Chicago-based
William Ferris Chorale was founded in 1971 by tenor John Vorrasi and conductor William Ferris, who led it until his death in 2000. Since 2005, Paul French has been its music director and has continued its commitment to commissioning and performing new choral music. This album includes an assortment of first recordings of pieces by American composers, some well known and some relatively obscure. Overall, the collection represents a conservative aesthetic that in itself is value-neutral, but most of the works recorded here seem like a rehashing of musical ideas that have been stated before, often, and better.
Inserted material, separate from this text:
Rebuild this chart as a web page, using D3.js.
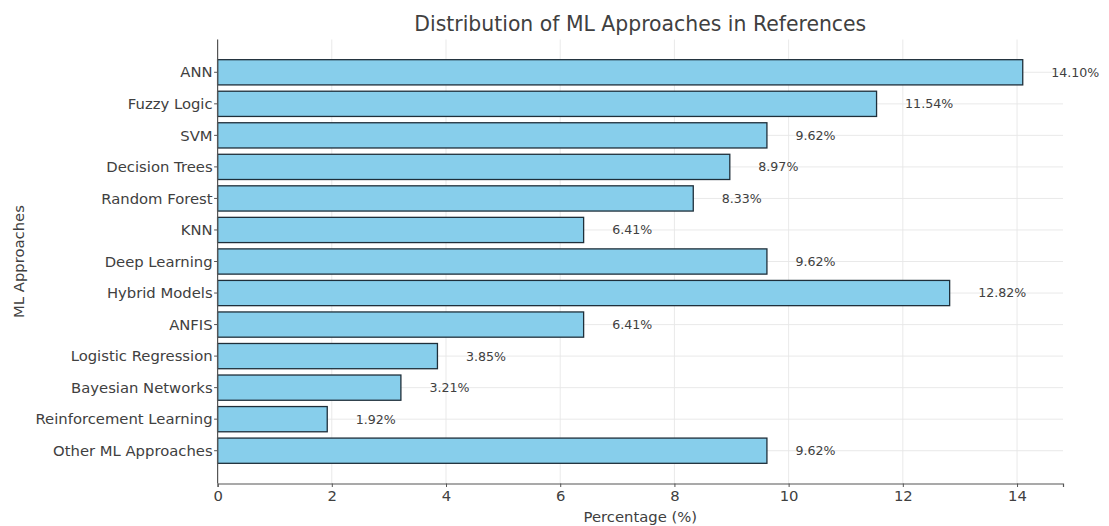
<!DOCTYPE html>
<html>
<head>
<meta charset="utf-8">
<script src="https://cdn.jsdelivr.net/npm/d3@7"></script>
<style>
  html, body { margin: 0; padding: 0; background: #fff; }
  svg { display: block; font-family: "DejaVu Sans", sans-serif; }
</style>
</head>
<body>
<svg id="chart" width="1109" height="526"></svg>
<script>
// Share of references using each machine learning approach (%)
const approaches = [
  "ANN", "Fuzzy Logic", "SVM", "Decision Trees", "Random Forest", "KNN",
  "Deep Learning", "Hybrid Models", "ANFIS", "Logistic Regression",
  "Bayesian Networks", "Reinforcement Learning", "Other ML Approaches"
];
const percentages = [14.10, 11.54, 9.62, 8.97, 8.33, 6.41, 9.62, 12.82, 6.41, 3.85, 3.21, 1.92, 9.62];
const xTicks = [0, 2, 4, 6, 8, 10, 12, 14];

const svg = d3.select("#chart");
const plotLeft = 217.6, plotRight = 1063, plotTop = 39.5, plotBottom = 483.5;

// x domain padded 5% past the largest bar, like a default autoscaled axis
const xMax = d3.max(percentages) * 1.05;
const x = d3.scaleLinear().domain([0, xMax]).range([plotLeft, plotRight]);

// Category positions: bar slots of unit width with 0.8 bar height, padded top and bottom
const n = approaches.length;
const yPad = (n - 1 + 0.8) * 0.05;
const yLin = d3.scaleLinear().domain([-0.4 - yPad, n - 1 + 0.4 + yPad]).range([plotTop, plotBottom]);
const barH = yLin(0.8) - yLin(0);

const textColor = "#404040";
const gridColor = "#e6e6e6";
const tickFont = 14.8;

// Grid
svg.append("g").selectAll("line").data(xTicks).join("line")
  .attr("x1", d => x(d)).attr("x2", d => x(d))
  .attr("y1", plotTop).attr("y2", plotBottom)
  .attr("stroke", gridColor).attr("stroke-width", 0.9);
svg.append("g").selectAll("line").data(approaches).join("line")
  .attr("x1", plotLeft).attr("x2", plotRight)
  .attr("y1", (d, i) => yLin(i)).attr("y2", (d, i) => yLin(i))
  .attr("stroke", gridColor).attr("stroke-width", 0.9);

// Bars
svg.append("g").selectAll("rect").data(percentages).join("rect")
  .attr("x", x(0))
  .attr("y", (d, i) => yLin(i) - barH / 2)
  .attr("width", d => x(d) - x(0))
  .attr("height", barH)
  .attr("fill", "#87CEEB")
  .attr("stroke", "#1f2f3a")
  .attr("stroke-width", 1.3);

// Value labels
svg.append("g").selectAll("text").data(percentages).join("text")
  .attr("x", d => x(d + 0.5))
  .attr("y", (d, i) => yLin(i))
  .attr("dy", "0.35em")
  .attr("font-size", 12.6)
  .attr("fill", textColor)
  .text(d => d.toFixed(2) + "%");

// X axis
const xAxis = svg.append("g").attr("transform", `translate(0,${plotBottom})`)
  .call(d3.axisBottom(x).tickValues(xTicks).tickSize(3.5).tickPadding(3.5).tickFormat(d3.format("d")));
xAxis.select(".domain").attr("stroke", "#555").attr("stroke-width", 1.2);
xAxis.selectAll(".tick line").attr("stroke", "#555");
xAxis.selectAll("text").attr("font-size", tickFont).attr("fill", textColor).attr("font-family", "DejaVu Sans, sans-serif");

// Y axis
const yAxis = svg.append("g").attr("transform", `translate(${plotLeft},0)`);
yAxis.append("line").attr("x1", 0).attr("x2", 0).attr("y1", plotTop).attr("y2", plotBottom)
  .attr("stroke", "#555").attr("stroke-width", 1.2);
yAxis.append("g").selectAll("line").data(approaches).join("line")
  .attr("x1", -3.5).attr("x2", 0)
  .attr("y1", (d, i) => yLin(i)).attr("y2", (d, i) => yLin(i))
  .attr("stroke", "#555");
yAxis.append("g").selectAll("text").data(approaches).join("text")
  .attr("x", -5).attr("y", (d, i) => yLin(i)).attr("dy", "0.35em")
  .attr("text-anchor", "end").attr("font-size", tickFont).attr("fill", textColor)
  .text(d => d);

// Titles
svg.append("text").attr("x", (plotLeft + plotRight) / 2).attr("y", 31)
  .attr("text-anchor", "middle").attr("font-size", 20.4).attr("fill", textColor)
  .text("Distribution of ML Approaches in References");
svg.append("text").attr("x", (plotLeft + plotRight) / 2).attr("y", 522)
  .attr("text-anchor", "middle").attr("font-size", tickFont).attr("fill", textColor)
  .text("Percentage (%)");
svg.append("text")
  .attr("transform", `translate(24,${(plotTop + plotBottom) / 2}) rotate(-90)`)
  .attr("text-anchor", "middle").attr("font-size", tickFont).attr("fill", textColor)
  .text("ML Approaches");
</script>
</body>
</html>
The pieces by some of the most familiar composers,
Alan Hovhaness and
Easley Blackwood, are particularly hackneyed in their apparently oblivious appropriation of some of the most clichéd patterns and devices of choral music, and in an embarrassing lack of substance, these are pieces that would have seemed old-fashioned and ill-conceived if they had appeared at the beginning of the twentieth century. Ferris' three Latin motets are skillfully put together and have an appealing simplicity and integrity. More interesting is the Stabat mater by the youngest composer represented here, Egon Cohen, born in 1984. The most impressive piece is
George Rochberg's disciplined, expressive, and inventive Behold, My Servant from 1973, this is clearly a composer who knows what he is doing and has something to say. The chorale sings with precision and warmth, and its intonation is good. Cedille's sound is clean and open, but not especially full.